Price action in Wednesday trade was certainly very interesting, with the session deferring to some consolidation and taking a break from the recent trend of broad based USD and safe-haven currency buying.
Price action in Wednesday trade was certainly very interesting, with the session deferring to some consolidation and taking a break from the recent trend of broad based USD and safe-haven currency buying. The Euro, Sterling, Aussie, Kiwi and Cad all managed to post some marginal gains, while the Franc traded flat and the Yen sold off a bit. Technically, all seemed to be quite normal, but fundamentally, some traders were left scratching their heads after the latest round of U.S. data produced results that would have normally forced a much greater deal of volatility and panic reaction than we had seen. Given the way things had been going over the past several days since the latest escalation in risk aversion, it was quite surprising to see a North American close which resulted in higher equities and currencies following a disastrous round of durable goods and new home sales which were the worst on record.

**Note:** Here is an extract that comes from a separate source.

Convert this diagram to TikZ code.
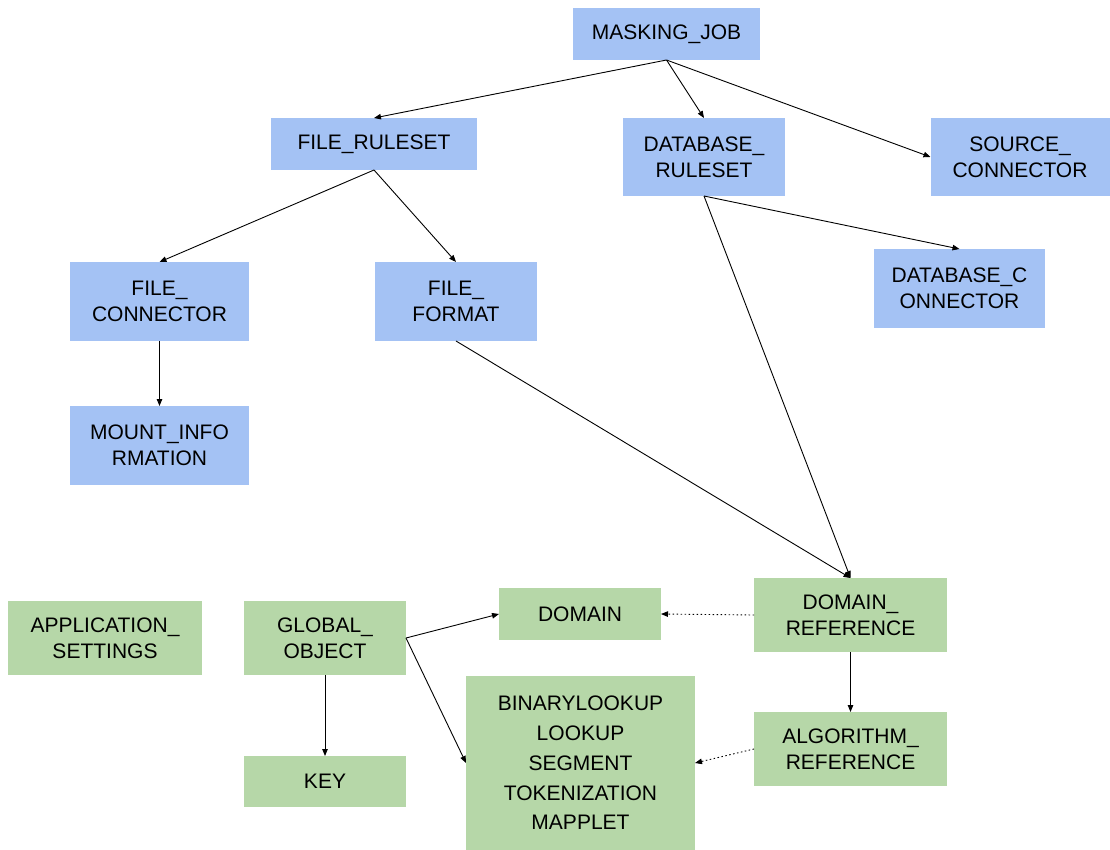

Relative Performance Versus USD Thursday (As of 10:20GMT)
Technically, the picture has not changed, and despite the latest market moves back into risk, we believe this reaction will only be short-lived, with the greater risk for a resumption of U.S. equity selling and USD buying on fears of a double dip global recession. Perhaps risk takers were looking for an opportunity to buy into dips with the equity markets pulling back to attractive intraday levels, but we would attribute the latest round of risk buying to the expectation that US officials will now look to implement yet another wave of accommodative policies to help alleviate any strains felt from the slowing economy.
In our opinion this is a backwards and misguided way of looking at the overall picture, with bulls seeing opportunity because investor hands will be held even tighter during these trying times. Instead, we are concerned that the severity of this latest economic crisis is not being taken as seriously as it should be, and today’s data is a clear reflection of this fact. As such, we believe that cooler heads will ultimately prevail, and the risks from here are for renewed equity selling and a resumption of broad based USD buying even against the Yen and Swissie. Despite their recent appeal, both the Yen and Swissie are highly overbought and officials in Japan and Switzerland are growing increasingly concerned with the negative impact of the stronger currencies on their local economies.
On the data front, European releases were mostly in line with consensus estimates, with the only real surprise coming from a much better than expected UK CBI retail sales print. Looking ahead, U.S. initial jobless claims (485k expected) and continuing claims (4500k expected) are due at 12:30GMT, followed by the RPX composite at 13:00GMT. U.S. equity futures point to a slightly higher open, while oil stands out and trades over 1% higher. Meanwhile gold prices have done a good job of going nowhere.